Absurd (1981)
Day 82 of Sobriety.
Absurd was apparently originally developed as a sequel to director Joe D’Amato’s film Anthropophagus,
which came out the previous year and also starred the physically
imposing George Eastman. Looking at D’Amato’s filmography on Wikipedia, Absurd was one of ten films that he directed that year. Judging by the titles, almost all of the others seem to be porn movies.
Absurd
does rather look like the product of a director with heavily divided
attentions. It is not a particularly polished film by any stretch of the
imagination. Apparently George Eastman was so unimpressed by the
original “Anthropophagus 2”-themed screenplay, that he completely re-wrote it, modelling it largely after John Carpenter’s (then) recent hit Halloween (1978).
In Absurd,
Eastman plays a psychopath with supernaturally rapid healing abilities,
who has escaped from the church-sponsored medical lab that gave him his
superhuman regenerative capabilities as part of an experimental
treatment. The film begins with him arriving at a small US town, where
he promptly goes on a killing spree while being pursued by a priest from
the medical facility, who teams up with a local police officer.
The
borrowings from Halloween are pretty obvious: the police/priest team-up
is an interpolation of the psychiatrist/police team up in Halloween.
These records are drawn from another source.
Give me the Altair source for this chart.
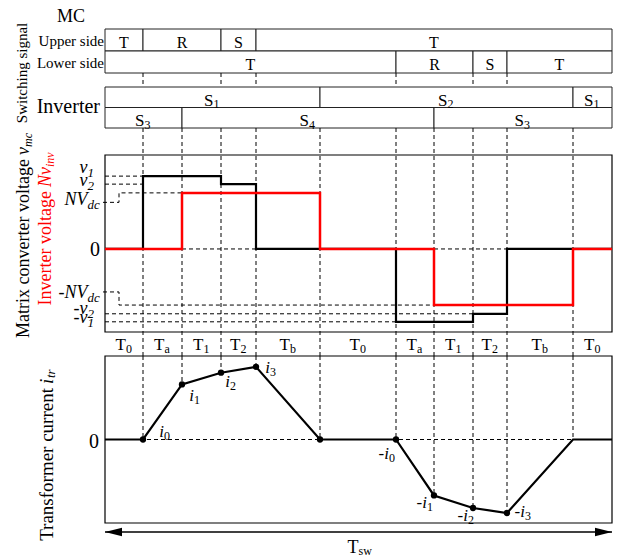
import altair as alt
import pandas as pd

# ---------------- data ----------------
# boundaries of the switching sub-intervals inside one switching period Tsw
t_bounds = [0, 38, 77, 116, 151, 215, 291, 329, 368, 402, 468, 507]
interval_base = ["T"] * 11
interval_sub = ["0", "a", "1", "2", "b", "0", "a", "1", "2", "b", "0"]

# matrix converter switching states
mc_rows = ["Upper side", "Lower side"]
mc_upper_edges = [0, 38, 116, 151, 507]
mc_upper_phase = ["T", "R", "S", "T"]
mc_lower_edges = [0, 291, 368, 402, 507]
mc_lower_phase = ["T", "R", "S", "T"]
mc_switch_t = [38, 116, 151, 291, 368, 402]

# inverter switching states
inv_rows = ["S1/S2 leg", "S3/S4 leg"]
inv_upper_edges = [0, 215, 468, 507]
inv_upper_sub = ["1", "2", "1"]
inv_lower_edges = [0, 77, 329, 507]
inv_lower_sub = ["3", "4", "3"]

# voltages (normalised to v1)
v1, v2, nvdc = 1.00, 0.89, 0.77
vmc_t = [0, 38, 116, 151, 291, 368, 402, 507]
vmc_v = [0, v1, v2, 0, -v1, -v2, 0, 0]
vinv_t = [0, 77, 215, 329, 468, 507]
vinv_v = [0, nvdc, 0, -nvdc, 0, 0]
v_lab_base = ["v", "v", "NV", "-NV", "-v", "-v"]
v_lab_sub = ["1", "2", "dc", "dc", "2", "1"]
v_lab_val = [v1, v2, nvdc, -nvdc, -v2, -v1]

# transformer current (normalised)
i_t = t_bounds
i_val = [0, 0, 0.66, 0.80, 0.87, 0, 0, -0.67, -0.82, -0.88, 0, 0]
i_dot_t = [38, 77, 116, 151, 215, 291, 329, 368, 402]
i_lab_t = [38, 77, 116, 151, 291, 329, 368, 402]
i_lab_base = ["i", "i", "i", "i", "-i", "-i", "-i", "-i"]
i_lab_sub = ["0", "1", "2", "3", "0", "1", "2", "3"]

tsw_t = [0, 507]

# ---------------- layout / style ----------------
SERIF = "Liberation Serif"
DASH = [4, 3]
RED = "#ff0000"
V_DOM = [-1.14, 1.29]
I_DOM = [-1.0, 1.0]
XS = alt.Scale(domain=[t_bounds[0], t_bounds[-1]], range=[105, 612])
VS = alt.Scale(domain=V_DOM, range=[332, 155])
IS = alt.Scale(domain=I_DOM, range=[523, 356])
MCS = alt.Scale(type="band", domain=mc_rows, range=[29, 73], paddingInner=0, paddingOuter=0)
INVS = alt.Scale(type="band", domain=inv_rows, range=[87, 128], paddingInner=0, paddingOuter=0)


def X(f):
    return alt.X(f, type="quantitative", scale=XS, axis=None)


def Yv(f):
    return alt.Y(f, type="quantitative", scale=VS, axis=None)


def Yi(f):
    return alt.Y(f, type="quantitative", scale=IS, axis=None)


def txt(text, x, y, size, align="center", angle=0, color="black", style="normal",
        dx=0, dy=0, baseline="middle"):
    kw = dict(font=SERIF, fontSize=size, align=align, baseline=baseline, color=color,
              fontStyle=style, dx=dx, dy=dy)
    if angle:
        kw["angle"] = angle
    return alt.Chart(pd.DataFrame({"s": [text]})).mark_text(**kw).encode(
        x=alt.value(x), y=alt.value(y), text="s:N")


layers = []

# ---- MC boxes
mc_df = pd.DataFrame({
    "row": [mc_rows[0]] * len(mc_upper_phase) + [mc_rows[1]] * len(mc_lower_phase),
    "start": mc_upper_edges[:-1] + mc_lower_edges[:-1],
    "end": mc_upper_edges[1:] + mc_lower_edges[1:],
    "phase": mc_upper_phase + mc_lower_phase,
})
mc_df["mid"] = (mc_df["start"] + mc_df["end"]) / 2
ymc = alt.Y("row:N", scale=MCS, axis=None)
layers.append(alt.Chart(mc_df).mark_rect(fill="white", stroke="#222", strokeWidth=1).encode(
    x=X("start"), x2="end", y=ymc))
layers.append(alt.Chart(mc_df).mark_text(font=SERIF, fontSize=16, baseline="alphabetic", dy=8,
                                          color="black").encode(x=X("mid"), y=ymc, text="phase:N"))
layers.append(alt.Chart(pd.DataFrame({"row": mc_rows})).mark_text(
    font=SERIF, fontSize=15, align="right", baseline="middle", dy=1, color="black").encode(
    x=alt.value(104), y=ymc, text="row:N"))

# ---- inverter boxes
inv_df = pd.DataFrame({
    "row": [inv_rows[0]] * len(inv_upper_sub) + [inv_rows[1]] * len(inv_lower_sub),
    "start": inv_upper_edges[:-1] + inv_lower_edges[:-1],
    "end": inv_upper_edges[1:] + inv_lower_edges[1:],
    "base": ["S"] * (len(inv_upper_sub) + len(inv_lower_sub)),
    "sub": inv_upper_sub + inv_lower_sub,
})
inv_df["mid"] = (inv_df["start"] + inv_df["end"]) / 2
yinv = alt.Y("row:N", scale=INVS, axis=None)
layers.append(alt.Chart(inv_df).mark_rect(fill="white", stroke="#222", strokeWidth=1).encode(
    x=X("start"), x2="end", y=yinv))
layers.append(alt.Chart(inv_df).mark_text(font=SERIF, fontSize=17, align="right", baseline="alphabetic",
                                           dx=1, dy=8.5, color="black").encode(
    x=X("mid"), y=yinv, text="base:N"))
layers.append(alt.Chart(inv_df).mark_text(font=SERIF, fontSize=12, align="left", baseline="alphabetic",
                                           dx=1, dy=11, color="black").encode(
    x=X("mid"), y=yinv, text="sub:N"))

# ---- vertical dashed guides
layers.append(alt.Chart(pd.DataFrame({"t": mc_switch_t})).mark_rule(
    color="black", strokeWidth=1, strokeDash=DASH).encode(x=X("t"), y=alt.value(73), y2=alt.value(87)))
layers.append(alt.Chart(pd.DataFrame({"t": t_bounds[1:-1]})).mark_rule(
    color="black", strokeWidth=1, strokeDash=DASH).encode(x=X("t"), y=alt.value(128), y2=alt.value(356)))

# ---- voltage panel
vframe = pd.DataFrame({"t0": [t_bounds[0]], "t1": [t_bounds[-1]], "lo": [V_DOM[0]], "hi": [V_DOM[1]]})
layers.append(alt.Chart(vframe).mark_rect(fill="white", fillOpacity=0, stroke="black", strokeWidth=1.2).encode(
    x=X("t0"), x2="t1", y=Yv("hi"), y2="lo"))

vref = pd.DataFrame({
    "t0": [0, 0, 0, 0, 0],
    "t1": [t_bounds[-1], vmc_t[1], vmc_t[1], vmc_t[5], vmc_t[4]],
    "v": [0, v1, v2, -v2, -v1],
})
layers.append(alt.Chart(vref).mark_rule(color="black", strokeWidth=1, strokeDash=DASH).encode(
    x=X("t0"), x2="t1", y=Yv("v")))

lead_t = [-2, 14, 14]
lead_v = [0.64, -0.59]
lead = pd.DataFrame({
    "g": ["p"] * 4 + ["n"] * 4,
    "k": [0, 1, 2, 3] * 2,
    "t": lead_t + [vinv_t[1]] + lead_t + [vinv_t[3]],
    "v": [lead_v[0], lead_v[0], nvdc, nvdc, lead_v[1], lead_v[1], -nvdc, -nvdc],
})
layers.append(alt.Chart(lead).mark_line(color="black", strokeWidth=1, strokeDash=DASH).encode(
    x=X("t"), y=Yv("v"), detail="g:N", order="k:Q"))

layers.append(alt.Chart(pd.DataFrame({"t": vmc_t, "v": vmc_v})).mark_line(
    interpolate="step-after", color="black", strokeWidth=2.2).encode(x=X("t"), y=Yv("v")))
layers.append(alt.Chart(pd.DataFrame({"t": vinv_t, "v": vinv_v})).mark_line(
    interpolate="step-after", color=RED, strokeWidth=2.5).encode(x=X("t"), y=Yv("v")))

v_lab_dy = [-3, 2, 12, -7, 0, 1]
for b, s, val, d in zip(v_lab_base, v_lab_sub, v_lab_val, v_lab_dy):
    df = pd.DataFrame({"v": [val], "b": [b], "s": [s]})
    layers.append(alt.Chart(df).mark_text(font=SERIF, fontStyle="italic", fontSize=18, align="right",
                                          baseline="alphabetic", dy=d, color="black").encode(
        x=alt.value(87.5), y=Yv("v"), text="b:N"))
    layers.append(alt.Chart(df).mark_text(font=SERIF, fontStyle="italic", fontSize=13, align="left",
                                          baseline="alphabetic", dy=d + 4, color="black").encode(
        x=alt.value(87.5), y=Yv("v"), text="s:N"))
layers.append(alt.Chart(pd.DataFrame({"v": [0], "s": ["0"]})).mark_text(
    font=SERIF, fontSize=20, align="right", baseline="alphabetic", dy=7, color="black").encode(
    x=alt.value(100), y=Yv("v"), text="s:N"))

# ---- interval labels
tl = pd.DataFrame({"mid": [(a + b) / 2 for a, b in zip(t_bounds[:-1], t_bounds[1:])],
                   "b": interval_base, "s": interval_sub})
layers.append(alt.Chart(tl).mark_text(font=SERIF, fontSize=17, align="right", baseline="alphabetic",
                                      dx=2, color="black").encode(x=X("mid"), y=alt.value(350), text="b:N"))
layers.append(alt.Chart(tl).mark_text(font=SERIF, fontSize=12, align="left", baseline="alphabetic",
                                      dx=2, color="black").encode(x=X("mid"), y=alt.value(353), text="s:N"))

# ---- current panel
iframe = pd.DataFrame({"t0": [t_bounds[0]], "t1": [t_bounds[-1]], "lo": [I_DOM[0]], "hi": [I_DOM[1]]})
layers.append(alt.Chart(iframe).mark_rect(fill="white", fillOpacity=0, stroke="black", strokeWidth=1.2).encode(
    x=X("t0"), x2="t1", y=Yi("hi"), y2="lo"))
layers.append(alt.Chart(pd.DataFrame({"t0": [t_bounds[0]], "t1": [t_bounds[-1]], "i": [0]})).mark_rule(
    color="black", strokeWidth=1, strokeDash=DASH).encode(x=X("t0"), x2="t1", y=Yi("i")))
ival = dict(zip(i_t, i_val))
iguide = pd.DataFrame({"t": t_bounds[1:-1], "top": [I_DOM[1]] * (len(t_bounds) - 2),
                       "i": [ival[t] for t in t_bounds[1:-1]]})
layers.append(alt.Chart(iguide).mark_rule(color="black", strokeWidth=1, strokeDash=DASH).encode(
    x=X("t"), y=Yi("top"), y2="i"))
layers.append(alt.Chart(pd.DataFrame({"t": i_t, "i": i_val})).mark_line(
    color="black", strokeWidth=2.2).encode(x=X("t"), y=Yi("i")))
layers.append(alt.Chart(pd.DataFrame({"t": i_dot_t, "i": [ival[t] for t in i_dot_t]})).mark_circle(
    size=40, color="black", opacity=1).encode(x=X("t"), y=Yi("i")))

i_lab_dx = [21, 12, 9, 14, -7, -7, -5, 18]
i_lab_dy = [-3, 17, 14, 6, 19, 13, 13, 4]
for t, b, s, ddx, ddy in zip(i_lab_t, i_lab_base, i_lab_sub, i_lab_dx, i_lab_dy):
    df = pd.DataFrame({"t": [t], "i": [ival[t]], "b": [b], "s": [s]})
    layers.append(alt.Chart(df).mark_text(font=SERIF, fontStyle="italic", fontSize=17, align="right",
                                          baseline="alphabetic", dx=ddx, dy=ddy, color="black").encode(
        x=X("t"), y=Yi("i"), text="b:N"))
    layers.append(alt.Chart(df).mark_text(font=SERIF, fontSize=12, align="left",
                                          baseline="alphabetic", dx=ddx, dy=ddy + 3, color="black").encode(
        x=X("t"), y=Yi("i"), text="s:N"))
layers.append(alt.Chart(pd.DataFrame({"i": [0], "s": ["0"]})).mark_text(
    font=SERIF, fontSize=20, align="right", baseline="alphabetic", dy=8, color="black").encode(
    x=alt.value(99), y=Yi("i"), text="s:N"))

# ---- Tsw arrow
layers.append(alt.Chart(pd.DataFrame({"t0": [tsw_t[0]], "t1": [tsw_t[1]]})).mark_rule(
    color="black", strokeWidth=1.3).encode(x=X("t0"), x2="t1", y=alt.value(532)))
layers.append(alt.Chart(pd.DataFrame({"t": [tsw_t[1]]})).mark_point(
    shape="M0,0 L-2,-0.5 L-2,0.5 Z", size=289, filled=True, fill="black", strokeWidth=0, opacity=1).encode(
    x=X("t"), y=alt.value(532)))
layers.append(alt.Chart(pd.DataFrame({"t": [tsw_t[0]]})).mark_point(
    shape="M0,0 L2,-0.5 L2,0.5 Z", size=289, filled=True, fill="black", strokeWidth=0, opacity=1).encode(
    x=X("t"), y=alt.value(532)))
tsw_mid = pd.DataFrame({"t": [(tsw_t[0] + tsw_t[1]) / 2], "b": ["T"], "s": ["sw"]})
layers.append(alt.Chart(tsw_mid).mark_text(font=SERIF, fontSize=18, align="right", baseline="alphabetic",
                                           color="black").encode(x=X("t"), y=alt.value(553), text="b:N"))
layers.append(alt.Chart(tsw_mid).mark_text(font=SERIF, fontSize=12, align="left", baseline="alphabetic",
                                           color="black").encode(x=X("t"), y=alt.value(555), text="s:N"))

# ---- titles / side labels
layers.append(txt("MC", 71, 17, 18))
layers.append(txt("Inverter", 100, 107, 20, align="right"))
layers.append(txt("Switching signal", 22, 73, 15, angle=270))
layers.append(txt("Matrix converter voltage", 24, 159, 18, align="right", angle=270))
layers.append(txt("v", 24, 159, 18, align="left", angle=270, style="italic", dx=4))
layers.append(txt("mc", 24, 159, 12, align="left", angle=270, style="italic", dx=12, dy=4))
layers.append(txt("Inverter voltage", 46, 191, 18, align="right", angle=270, color=RED))
layers.append(txt("Nv", 46, 191, 18, align="left", angle=270, color=RED, style="italic", dx=4))
layers.append(txt("inv", 46, 191, 12, align="left", angle=270, color=RED, style="italic", dx=24, dy=4))
layers.append(txt("Transformer current", 47, 388, 19, align="right", angle=270))
layers.append(txt("i", 47, 388, 19, align="left", angle=270, style="italic", dx=4))
layers.append(txt("tr", 47, 388, 13, align="left", angle=270, style="italic", dx=10, dy=4))

chart = alt.layer(*layers).resolve_scale(y="independent").properties(
    width=632, height=560, padding=0, autosize=alt.AutoSizeParams(type="none"),
    background="white",
).configure_view(stroke=None)

chart.save("out.html", embed_options={"renderer": "svg", "actions": False})
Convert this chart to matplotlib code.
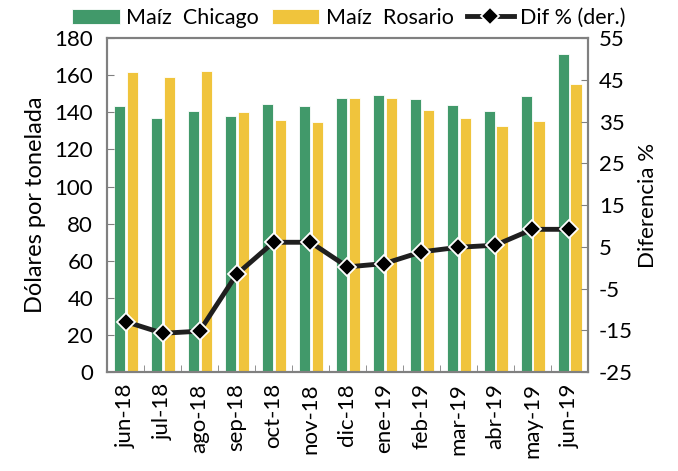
import matplotlib
matplotlib.use("Agg")
import matplotlib.pyplot as plt
import numpy as np

categories = ["jun-18", "jul-18", "ago-18", "sep-18", "oct-18", "nov-18", "dic-18",
              "ene-19", "feb-19", "mar-19", "abr-19", "may-19", "jun-19"]
chicago = [143.3, 137.2, 140.6, 138.3, 144.6, 143.3, 147.8, 149.6, 147.3, 144.0, 140.6, 149.0, 171.2]
rosario = [161.6, 159.0, 162.2, 140.1, 135.8, 134.7, 147.8, 147.8, 141.2, 136.9, 132.4, 135.2, 155.2]
dif = [-12.9, -15.7, -15.2, -1.6, 6.1, 6.1, 0.2, 1.0, 3.8, 4.9, 5.4, 9.2, 9.2]

plt.rcParams['font.family'] = ['Lato', 'DejaVu Sans']
plt.rcParams['axes.unicode_minus'] = False

green = "#41996A"
yellow = "#F0C43C"
spine_c = "#808080"

fig = plt.figure(figsize=(6.78, 4.71), dpi=100)
ax = fig.add_axes([0.158, 0.210, 0.709, 0.709])
x = np.arange(len(categories))
w = 0.30
b1 = ax.bar(x - 0.17, chicago, w, color=green, edgecolor="white", linewidth=0.6, label="Maíz  Chicago")
b2 = ax.bar(x + 0.18, rosario, w, color=yellow, edgecolor="white", linewidth=0.6, label="Maíz  Rosario")
ax.set_xlim(-0.5, len(categories) - 0.5)
ax.set_ylim(0, 180)
ax.set_yticks(np.arange(0, 181, 20))
ax.set_xticks(x)
ax.set_xticklabels(categories, rotation=90, fontsize=16)
ax.set_xticks(np.arange(0.5, len(categories) - 0.5, 1), minor=True)
ax.tick_params(axis='x', which='major', length=0, pad=8)
ax.tick_params(axis='x', which='minor', length=5, direction='in', color=spine_c)
ax.tick_params(axis='y', direction='in', length=5, color=spine_c, labelsize=16, pad=10)
ax.set_ylabel("Dólares por tonelada", fontsize=17, labelpad=6)
for s in ax.spines.values():
    s.set_color(spine_c)
    s.set_linewidth(1.5)

ax2 = ax.twinx()
l, = ax2.plot(x, dif, color="#1f1f1f", linewidth=3.5, marker="D", markersize=9,
              markerfacecolor="black", markeredgecolor="white", markeredgewidth=1.3,
              label="Dif % (der.)", zorder=5)
ax2.set_ylim(-25, 55)
ax2.set_yticks(np.arange(-25, 56, 10))
ax2.tick_params(axis='y', direction='in', length=5, color=spine_c, labelsize=16, pad=8)
ax2.set_ylabel("Diferencia %", fontsize=16, labelpad=4)
for s in ax2.spines.values():
    s.set_color(spine_c)
    s.set_linewidth(1.5)

fig.legend(handles=[b1, b2, l], loc="upper center", bbox_to_anchor=(0.515, 1.025), ncol=3,
           frameon=False, fontsize=15.5, handlelength=2.2, handleheight=0.7,
           columnspacing=0.6, handletextpad=0.3)

fig.savefig("out.png", dpi=100)
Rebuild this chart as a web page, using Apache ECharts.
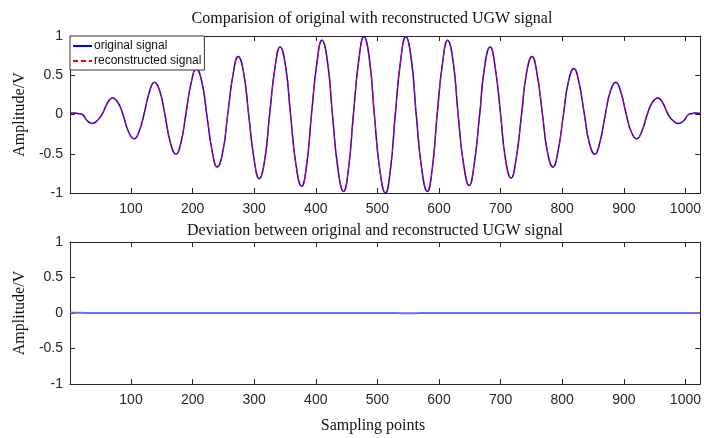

The main plot thread involves the killer stalking a babysitter, and the
murderer is referred to at least once during the film as “the
boogeyman.” As menacing as George Eastman is, however, he still just
looks like a man (albeit a very large and intimidating one), and fails
to evoke anything like the supernaturally eerie presence of the
blank-masked Michael Myers.I enjoyed Absurd well enough,
but it is a pretty flawed, slap-dash film. The gore effects, while
sadistically inventive and more graphic than anything in Halloween,
look pretty cheap for the most part. Although it was filmed in Italy,
it is meant to set in the US, with D’Amato trying to achieve that
illusion by ensuring the kitchen is well stocked with US cereal boxes,
and having some of the characters make a big deal about watching an
American football game on TV—ironically while chomping down bowls of
spaghetti.
The fact that the film seems to have been shot
entirely at night gives it a certain gloomy atmosphere that I really
liked, and one other stand-out element was the film’s soundtrack. The
soundtrack was composed by Carlo Maria Cordio, who has composed great
music for quite a lot of horror films, including Lucio Fulci’s Aenigma (1987), Pieces (1982), and Witchery (1988) to name but a few. The score for Absurd
ranges from moody piano motifs accompanied by swirling, spooky
synthesizers to full on Goblin-esque prog workouts. I was already very
familiar with the music from its appearance on various compilation
albums, and sometimes it was so amped-up and prominent that it almost
seemed to overpower the other aspects of the film. Great music though.
From what I gather from reading online, most genre fans seem to prefer Absurd to its spiritual predecessor Anthropophagus, but I’m not so sure. I think I found the weird plotting of Anthropophagus
a bit more interesting, but I’ll reserve judgment until such time as I
can re-watch them both. I have to admit, I was half falling asleep while
watching Absurd—through fatigue, though, not through any fault of the film, so I definitely feel like I owe it another viewing.